Joerg Forbrig, the director for central and eastern Europe at the German Marshall Fund thinktank, said: “What we have seen in the last 24 hours or a little more is obviously a completely new dynamic. The EU needs to take this to a higher level.”

He added: “The EU needs to make it very clear to Russia that there are ways of resolving this peacefully. It needs to make it absolutely clear that the Russian appearance in this situation, or even an invasion in Belarus of some sort, would carry consequences.” The analyst suggested the EU needed to step in with an offer of conducting dialogue that includes Russia, via the Organisation for Security and Cooperation in Europe.

The OSCE, a body that counts EU member states and Russia as members, said it had not been invited to monitor the latest elections in Belarus.

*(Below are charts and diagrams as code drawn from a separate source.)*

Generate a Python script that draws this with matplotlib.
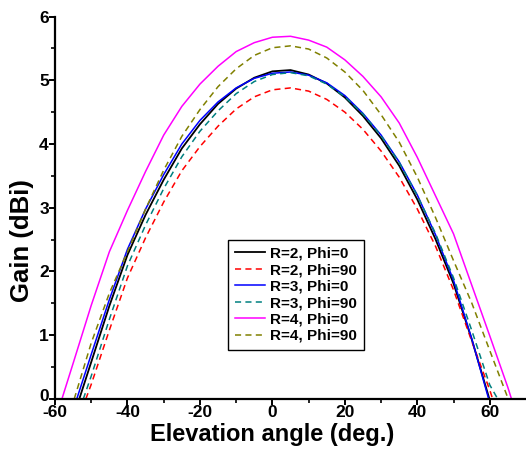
import numpy as np
import matplotlib
matplotlib.use("Agg")
import matplotlib.pyplot as plt
import matplotlib.transforms as mtransforms

plt.rcParams['font.family'] = ['Liberation Sans', 'DejaVu Sans']
plt.rcParams['font.weight'] = 'bold'
plt.rcParams['axes.unicode_minus'] = False

# elevation angle (deg) and gain (dBi)
grid = [-50, -45, -40, -35, -30, -25, -20, -15, -10, -5, 0, 5, 10, 15, 20, 25, 30, 35, 40, 45, 50, 55]

r2_phi0_ang = [-53.3] + grid + [59.9]
r2_phi0_gain = [0, 0.58, 1.46, 2.26, 2.89, 3.44, 3.93, 4.31, 4.63, 4.87, 5.04, 5.14, 5.16,
                5.09, 4.95, 4.73, 4.44, 4.09, 3.66, 3.13, 2.51, 1.81, 0.94, 0]

r2_phi90_ang = [-51.5] + grid + [60, 60.8]
r2_phi90_gain = [0, 0.23, 1.08, 1.9, 2.53, 3.09, 3.58, 3.96, 4.28, 4.55, 4.74, 4.85, 4.88,
                 4.83, 4.7, 4.5, 4.23, 3.89, 3.48, 2.98, 2.4, 1.71, 0.91, 0.14, 0]

r3_phi0_ang = [-54.0] + grid + [59.7]
r3_phi0_gain = [0, 0.7, 1.56, 2.35, 2.98, 3.52, 4.0, 4.37, 4.66, 4.88, 5.03, 5.11, 5.13,
                5.08, 4.96, 4.76, 4.48, 4.14, 3.72, 3.2, 2.58, 1.86, 0.95, 0]

r3_phi90_ang = [-52.2] + grid + [60, 62.2]
r3_phi90_gain = [0, 0.36, 1.25, 2.09, 2.73, 3.3, 3.8, 4.2, 4.52, 4.79, 4.98, 5.09, 5.12,
                 5.07, 4.94, 4.74, 4.47, 4.13, 3.71, 3.19, 2.6, 1.9, 1.08, 0.22, 0]

r4_phi0_ang = [-58.1, -55] + grid + [60, 65, 66.0]
r4_phi0_gain = [0, 0.56, 1.47, 2.31, 2.96, 3.57, 4.14, 4.59, 4.94, 5.22, 5.45, 5.59, 5.675, 5.69,
                5.63, 5.52, 5.32, 5.06, 4.74, 4.33, 3.79, 3.19, 2.59, 1.79, 0.99, 0.18, 0]

r4_phi90_ang = [-54.7] + grid + [60, 65.1]
r4_phi90_gain = [0, 0.88, 1.66, 2.31, 2.98, 3.59, 4.12, 4.54, 4.9, 5.18, 5.39, 5.51, 5.54,
                 5.49, 5.35, 5.13, 4.84, 4.46, 4.03, 3.48, 2.85, 2.17, 1.51, 0.76, 0]

dash = (0, (4, 2.8))

fig = plt.figure(figsize=(5.26, 4.49), dpi=100)
ax = fig.add_axes([0.1046, 0.1114, 0.8954, 0.8518])

ax.plot(r2_phi0_ang, r2_phi0_gain, color='black', lw=1.3, label='R=2, Phi=0')
ax.plot(r2_phi90_ang, r2_phi90_gain, color='#ff0000', lw=1.1, ls=dash, label='R=2, Phi=90')
ax.plot(r3_phi0_ang, r3_phi0_gain, color='#0000ff', lw=1.1, label='R=3, Phi=0')
ax.plot(r3_phi90_ang, r3_phi90_gain, color='#008080', lw=1.1, ls=dash, label='R=3, Phi=90')
ax.plot(r4_phi0_ang, r4_phi0_gain, color='#ff00ff', lw=1.1, label='R=4, Phi=0')
ax.plot(r4_phi90_ang, r4_phi90_gain, color='#808000', lw=1.1, ls=dash, label='R=4, Phi=90')

ax.set_xlim(-60, 70)
ax.set_ylim(0, 6)
ax.set_xticks(np.arange(-60, 61, 20))
ax.set_xticks(np.arange(-50, 61, 20), minor=True)
ax.set_yticks(np.arange(0, 7, 1))
ax.set_yticks(np.arange(0.5, 6, 1), minor=True)

for s in ['top', 'right']:
    ax.spines[s].set_visible(False)
for s in ['left', 'bottom']:
    ax.spines[s].set_linewidth(1.6)

ax.tick_params(which='major', direction='out', length=4, width=1.4, labelsize=12.5, pad=0.5)
ax.tick_params(which='minor', direction='out', length=3, width=1.2)
for t in ax.get_xticklabels() + ax.get_yticklabels():
    t.set_fontweight('bold')

# lift the y "0" a little so it clears the "-60" below it
zero_lab = ax.get_yticklabels()[0]
zero_lab.set_transform(zero_lab.get_transform() +
                       mtransforms.ScaledTranslation(0, 3 / 72, fig.dpi_scale_trans))

ax.set_xlabel('Elevation angle (deg.)', fontsize=17, fontweight='bold')
ax.set_ylabel('Gain (dBi)', fontsize=18.5, fontweight='bold')
ax.xaxis.set_label_coords(0.4615, -0.064)
ax.yaxis.set_label_coords(-0.045, 0.413)

leg = ax.legend(loc='upper left', bbox_to_anchor=(0.367, 0.416), fontsize=11,
                frameon=True, fancybox=False, edgecolor='black', framealpha=1,
                handlelength=2.0, handletextpad=0.3, labelspacing=0.16,
                borderpad=0.45, borderaxespad=0)
leg.get_frame().set_linewidth(1.0)
for t in leg.get_texts():
    t.set_fontweight('bold')

fig.savefig('out.png', dpi=100)
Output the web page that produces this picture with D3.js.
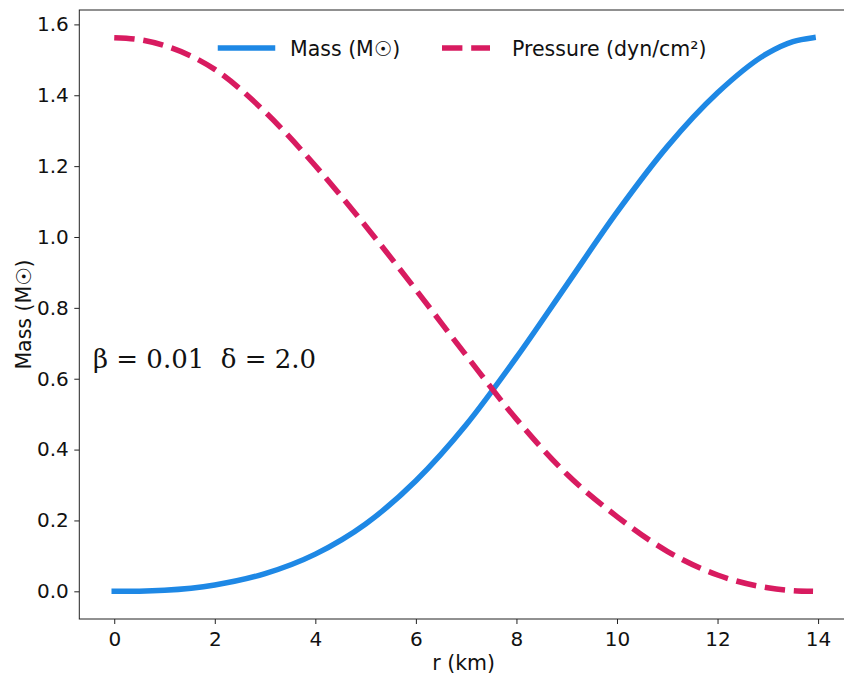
<!DOCTYPE html>
<html>
<head>
<meta charset="utf-8">
<script src="https://cdn.jsdelivr.net/npm/d3@7"></script>
<style>
  html, body { margin: 0; padding: 0; background: #ffffff; overflow: hidden; }
  svg { display: block; }
</style>
</head>
<body>
<svg id="chart" width="844" height="678"></svg>
<script>
// ---- data ----
const radius   = [0, 0.5, 1, 2, 3, 4, 5, 6, 7, 8, 9, 10, 11, 12, 13, 13.5, 13.9];
const mass     = [0, 0.0005, 0.003, 0.018, 0.050, 0.105, 0.190, 0.312, 0.470, 0.660, 0.865, 1.070, 1.255, 1.407, 1.519, 1.5515, 1.5625];
const pressure = [1.5625, 1.557, 1.540, 1.473, 1.353, 1.201, 1.031, 0.851, 0.666, 0.486, 0.331, 0.211, 0.113, 0.046, 0.010, 0.002, 0];
const xTicks = [0, 2, 4, 6, 8, 10, 12, 14];
const yTicks = [0.0, 0.2, 0.4, 0.6, 0.8, 1.0, 1.2, 1.4, 1.6];
const seriesNames = ["Mass (M\u2609)", "Pressure (dyn/cm\u00B2)"];
const xLabel = "r (km)";
const yLabel = "Mass (M\u2609)";
const annotation = "\u03B2 = 0.01  \u03B4 = 2.0";

// ---- layout ----
const mLeft = 79.3, mRight = 848, mTop = 10, mBottom = 619;
const blue = "#1E88E5", pink = "#D81B60";
const font = "'DejaVu Sans', sans-serif";

const svg = d3.select("#chart");

const x = d3.scaleLinear().domain([-0.695, 14.595]).range([mLeft, mRight]);
const y = d3.scaleLinear().domain([-0.078125, 1.640625]).range([mBottom, mTop]);

// axes
const xAxis = svg.append("g")
  .attr("transform", `translate(0,${mBottom})`)
  .call(d3.axisBottom(x).tickValues(xTicks).tickFormat(d3.format("d")).tickSizeInner(5).tickSizeOuter(0).tickPadding(7.5));
const yAxis = svg.append("g")
  .attr("transform", `translate(${mLeft},0)`)
  .call(d3.axisLeft(y).tickValues(yTicks).tickFormat(d3.format(".1f")).tickSizeInner(5).tickSizeOuter(0).tickPadding(5.5));

[xAxis, yAxis].forEach(g => {
  g.select(".domain").remove();
  g.selectAll(".tick line").attr("stroke", "#222").attr("stroke-width", 1);
  g.selectAll(".tick text").attr("fill", "#111").style("font-family", font).style("font-size", "20px");
});

// frame (spines)
svg.append("rect")
  .attr("x", mLeft).attr("y", mTop)
  .attr("width", mRight - mLeft).attr("height", mBottom - mTop)
  .attr("fill", "none").attr("stroke", "#222").attr("stroke-width", 1);

// lines
const pts = (vals) => radius.map((r, i) => [r, vals[i]]);
const line = d3.line().x(d => x(d[0])).y(d => y(d[1])).curve(d3.curveMonotoneX);

svg.append("path")
  .datum(pts(mass))
  .attr("d", line)
  .attr("fill", "none")
  .attr("stroke", blue)
  .attr("stroke-width", 5.5)
  .attr("stroke-linecap", "square")
  .attr("stroke-linejoin", "round");

svg.append("path")
  .datum(pts(pressure))
  .attr("d", line)
  .attr("fill", "none")
  .attr("stroke", pink)
  .attr("stroke-width", 5.5)
  .attr("stroke-dasharray", "20.4,8.8")
  .attr("stroke-linecap", "butt");

// legend
const leg = svg.append("g");
leg.append("line").attr("x1", 220.5).attr("x2", 272.5).attr("y1", 48).attr("y2", 48)
  .attr("stroke", blue).attr("stroke-width", 5.5).attr("stroke-linecap", "square");
leg.append("text").attr("x", 290).attr("y", 55.5).text(seriesNames[0])
  .style("font-family", font).style("font-size", "20.5px").attr("fill", "#111");
leg.append("line").attr("x1", 442).attr("x2", 490).attr("y1", 48).attr("y2", 48)
  .attr("stroke", pink).attr("stroke-width", 5.5).attr("stroke-dasharray", "20.4,8.8");
leg.append("text").attr("x", 512).attr("y", 55.5).text(seriesNames[1])
  .style("font-family", font).style("font-size", "20.5px").attr("fill", "#111");

// axis labels
svg.append("text")
  .attr("x", (mLeft + mRight) / 2).attr("y", 670)
  .attr("text-anchor", "middle")
  .style("font-family", font).style("font-size", "20.5px").attr("fill", "#111")
  .text(xLabel);
svg.append("text")
  .attr("transform", `translate(31,${(mTop + mBottom) / 2}) rotate(-90)`)
  .attr("text-anchor", "middle")
  .style("font-family", font).style("font-size", "20.5px").attr("fill", "#111")
  .text(yLabel);

// annotation
svg.append("text")
  .attr("x", 93).attr("y", 368)
  .attr("xml:space", "preserve")
  .style("white-space", "pre")
  .style("font-family", "'DejaVu Serif', serif").style("font-size", "26px").attr("fill", "#111")
  .text(annotation);
</script>
</body>
</html>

The German government, which currently holds the EU’s rotating presidency, on Monday called for a “national dialogue” between the government and opposition to overcome the crisis. The German government’s spokesman, Steffen Seibert, suggested the OSCE could play a role with “a review of the election”. Describing the mass demonstrations across Belarus as impressive and moving, Seibert said: “These people should know that Europe stands by them.”

EU foreign ministers agreed last Friday to start work on sanctioning Belarusian officials responsible for the electoral results it deemed neither free nor fair, as well as those responsible for the bloody crackdown on peaceful demonstrators.

Sanctions are unlikely to be agreed until the end of next week at the earliest. One EU diplomat said the “time-consuming” process of agreeing a list could take at least a month or more.

Borrell will update leaders on progress in drawing up the sanctions list on Wednesday at the summit – only the second held in August in EU history. (The first, in August 2014, was dedicated to Ukraine and the appointment of new EU leaders.)

On Monday the UK foreign secretary, Dominic Raab, added his voice to support sanctions. Raab said the UK did not accept the results of the presidential election and called for an independent investigation “into the flaws that rendered the election unfair, as well as the grisly repression that followed”. He said the UK would “work with our international partners to sanction those responsible, and hold the Belarusian authorities to account”.

The UK is obliged to enforce all EU sanctions until the end of the year under the terms of the Brexit-transition agreement.

Meanwhile the largest political forces in the European parliament – representing 80% of MEPs – called for new and free elections under the supervision of independent monitors. “The 9 August presidential elections were neither free, nor fair, and credible reports point to a victory of Svetlana Tikhanovskaya,” said the statement signed by leaders of the centre-right European People’s party, the Social Democrats, centrist Renew Europe, the Greens and the European Conservatives and Reformists. “We therefore do not recognise Alexander Lukashenko as the re-elected president of Belarus and consider him a persona non grata in the European Union.”

While the European parliament has few foreign policy levers, it can help set the EU agenda. The groups called on the EU to appoint a high representative to Belarus to support a peaceful and democratic transition of power, as well as relaunch EU financial programmes aimed at Belarusian people.